Coding with AI is like coding with a junior dev, who didn't pay attention in school, is high right now, doesn't learn and only listens half of the time. It fools people into thinking it's better, because it shits out code super fast. But the cognitive load is actually higher, because checking the code is much harder than coming up with it yourself. It's slower by far. If you are actually going faster, the quality is lacking.

[–] chunkystyles@sopuli.xyz 12 points 11 hours ago (1 children)

This is very different from my experience, but I've purposely lagged behind in adoption and I often do things the slow way because I like programming and I don't want to get too lazy and dependent.

I just recently started using Claude Code CLI. With how I use it: asking it specific questions and often telling it exactly what files and lines to analyze, it feels more like taking to an extremely knowledgeable programmer who has very narrow context and often makes short-sighted decisions.

I find it super helpful in troubleshooting. But it also feels like a trap, because I can feel it gaining my trust and I know better than to trust it.

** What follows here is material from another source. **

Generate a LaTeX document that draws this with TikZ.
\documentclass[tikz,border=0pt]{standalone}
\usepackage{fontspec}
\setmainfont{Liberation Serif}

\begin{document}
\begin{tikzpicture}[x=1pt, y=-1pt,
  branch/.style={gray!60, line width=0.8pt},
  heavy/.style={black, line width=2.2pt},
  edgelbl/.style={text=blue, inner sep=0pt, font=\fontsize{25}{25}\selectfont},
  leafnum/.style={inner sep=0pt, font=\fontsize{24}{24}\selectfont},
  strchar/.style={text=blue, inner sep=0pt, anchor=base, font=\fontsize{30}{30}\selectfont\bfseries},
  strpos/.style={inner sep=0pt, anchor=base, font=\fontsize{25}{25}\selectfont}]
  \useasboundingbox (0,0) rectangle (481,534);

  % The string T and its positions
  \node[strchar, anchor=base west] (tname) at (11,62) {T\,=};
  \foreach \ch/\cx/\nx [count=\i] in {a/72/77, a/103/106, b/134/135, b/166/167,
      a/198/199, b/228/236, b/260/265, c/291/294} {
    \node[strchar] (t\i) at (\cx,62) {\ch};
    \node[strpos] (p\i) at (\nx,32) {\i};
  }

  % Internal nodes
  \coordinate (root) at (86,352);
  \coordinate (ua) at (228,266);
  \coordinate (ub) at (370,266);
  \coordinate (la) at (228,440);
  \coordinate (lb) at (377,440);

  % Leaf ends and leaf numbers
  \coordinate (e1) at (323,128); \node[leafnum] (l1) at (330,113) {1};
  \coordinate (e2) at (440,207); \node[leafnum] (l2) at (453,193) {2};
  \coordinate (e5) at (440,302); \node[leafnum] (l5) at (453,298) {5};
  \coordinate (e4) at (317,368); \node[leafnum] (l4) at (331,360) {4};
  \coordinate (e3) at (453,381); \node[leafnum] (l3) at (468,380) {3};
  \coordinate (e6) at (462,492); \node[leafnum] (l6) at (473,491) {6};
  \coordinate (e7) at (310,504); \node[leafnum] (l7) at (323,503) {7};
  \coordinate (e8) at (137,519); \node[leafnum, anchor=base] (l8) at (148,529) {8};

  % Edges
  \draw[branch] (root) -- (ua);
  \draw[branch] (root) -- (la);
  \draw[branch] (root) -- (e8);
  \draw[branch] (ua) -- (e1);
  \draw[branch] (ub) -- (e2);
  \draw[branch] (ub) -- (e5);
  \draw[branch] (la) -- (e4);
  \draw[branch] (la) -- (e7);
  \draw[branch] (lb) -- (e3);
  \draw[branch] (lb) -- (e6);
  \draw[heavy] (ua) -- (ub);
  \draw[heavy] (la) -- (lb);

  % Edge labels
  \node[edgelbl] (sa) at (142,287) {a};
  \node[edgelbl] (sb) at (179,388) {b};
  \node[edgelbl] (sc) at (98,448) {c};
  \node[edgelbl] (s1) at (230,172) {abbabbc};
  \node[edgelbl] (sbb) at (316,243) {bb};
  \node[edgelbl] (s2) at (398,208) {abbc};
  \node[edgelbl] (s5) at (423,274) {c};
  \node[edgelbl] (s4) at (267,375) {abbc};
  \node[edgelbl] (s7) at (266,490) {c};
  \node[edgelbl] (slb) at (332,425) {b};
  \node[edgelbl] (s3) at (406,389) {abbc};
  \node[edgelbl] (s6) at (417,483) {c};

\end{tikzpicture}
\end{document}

[–] TehPers@beehaw.org 2 points 6 hours ago

I've mentioned the long-term effects I see at work in several places, but all I can say is be very careful how you use it. The parts of our codebase that are almost entirely AI written are unreadable garbage and a complete clusterfuck of coding paradigms. It's bad enough that I've said straight to my manager's face that I'd be embarassed to ship this to production (and yes I await my pink slip).

As a tool, it can help explain code, it can help find places where things are being done, and it can even suggest ways to clean up code. However, those are all things you'll also learn over time as you gather more and more experience, and it acts more as a crutch here because you spend less time learning the code you're working with as a result.

I recommend maintaining exceptional skepticism with all code it generates. Claude is very good at producing pretty code. That code is often deceptive, and I've seen even Opus hallucinate fields, generate useless tests, and misuse language/library features to solve a task.

[–] Flames5123@sh.itjust.works 21 points 16 hours ago

I code with AI a good bit for a side project since I need to use my work AI and get my stats up to show management that I’m using it. The “impressive” thing is learning new softwares and how to use them quickly in your environment. When setting up my homelab with automatic git pull, it quickly gave me some commands and showed me what to add in my docker container.

Correcting issues is exactly like coding with a high junior dev though. The code bloat is real and I’m going to attempt to use agentic AI to consolidate it in the future. I don’t believe you can really “vibe code” unless you already know how to code though. Stating the exact structures and organization and whatnot is vital for agentic AI programming semi-complex systems.